Bernard Partridge

Bernard Partridge

Bernard Partridge, the son of Richard Partridge, a teacher of anatomy at the Royal Academy, was born in London in 1861. After being educated at Stonyhurst he entered an architect's office and then a firm of stained-glass designers. Partridge also acted in several plays and for a time he could not decide between the theatre and art as a career.

Partridge was first invited to contribute to Punch in 1891. In these early drawings he concentrated on illustrated reviews of plays. The following year Bernard Partridgewas asked to become a staff cartoonist with the magazine. He initially refused as he still hoped to make it as a serious artist.

Partridge's work reflect his theatrical background and as one critic pointed out, his cartoons often had "a massive figure, coming down to the footlights". In 1901 Partridge replaced John Tenniel as the chief cartoonist at Punch. Bernard Partridge held conservative views and was especially harsh on the trade union movement and the Women's Social and Political Union. Partridge was knighted by Stanley Baldwin, the Conservative Prime Minister, in 1925 and the following year gave loyal support to the government during the General Strike.

Although many critics believe that Partridge was Punch's best ever artist he always doubted his ability. In a letter he wrote in 1897 he told a friend that he considered much of his work to be "second-rate" and that he was "little more than a hack draughtsman."

Sir Bernard Partridge died in 1945.

Primary Sources

(1) Bernard Partridge, letter to Canon A. Rhodes in 1939.

I am under no illusions about my work, which I know to be really second-rate stuff. The subject matter is not often of my own conceiving and as to the execution it resolves itself into a strenuous stand-up fight against a rigid time-table so that I feel I am little more than a hack draughtsman.

(2) Bernard Partridge, interview on BBC radio (1941)

I believe a cartoon needs a simple statement of theme, with a corresponding treatment making an instant and direct appeal to the reader; a sense of drama and of humour with powers of draughtsmanship and facility in portraiture, catching the essentials of a face in a few mocking lines.

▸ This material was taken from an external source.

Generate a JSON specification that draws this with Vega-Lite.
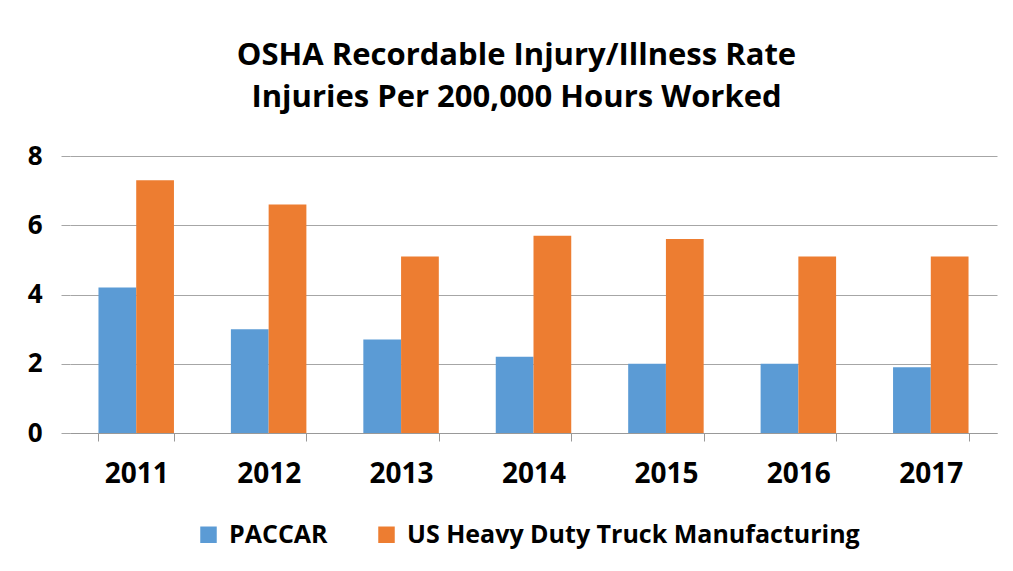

(3) In his autobiography, David Low compared Bernard Partridge with other cartoonists such as James Gillray, Thomas Rowlandson, John Leech, John Tenniel, Leonard Raven-Hill and Richard Doyle.

Some critics of my work took the view that a satirist should defer to the finer feelings of his readers and respect widely held beliefs. I explained that whatsoever might be the duty of a satirist, it certainly could not be too reflect, confirm or pander to popular beliefs. Rather the opposite, for it was popular beliefs themselves that were frequently the aptest material for the healthiest satire.

The circumspect cartoons of John Leech and John Tenniel were a sign of the times; so also were the respectful pencillings of Dicky Doyle. I took as a standard the works of Gillray, Rowlandson and company, who were generally agreed to be the old masters of caricature.

Bernard Partridge and Leonard Raven-Hill were ultra-conservative, even reactionary. Partridge, the last of the cartoonists of the Victorian grand manner. His knighthood troubled me, for I could not think that critics or commentators ostensibly of satirical temper on public affairs should accept, like other men, the insignia of trammelling loyalties.

Partridge, as the inheritor of the Tenniel tradition in Punch, specialised in cartoons dealing with national occasions, such as laying laurel wreaths on the tombs of dead statesmen, congratulating epic sportsmen, extending the helping hand in disasters, etc., in which he represented the Anglo-Saxon people by Britannia, a massive matron moulded according to the Graeco-Roman idea of beauty.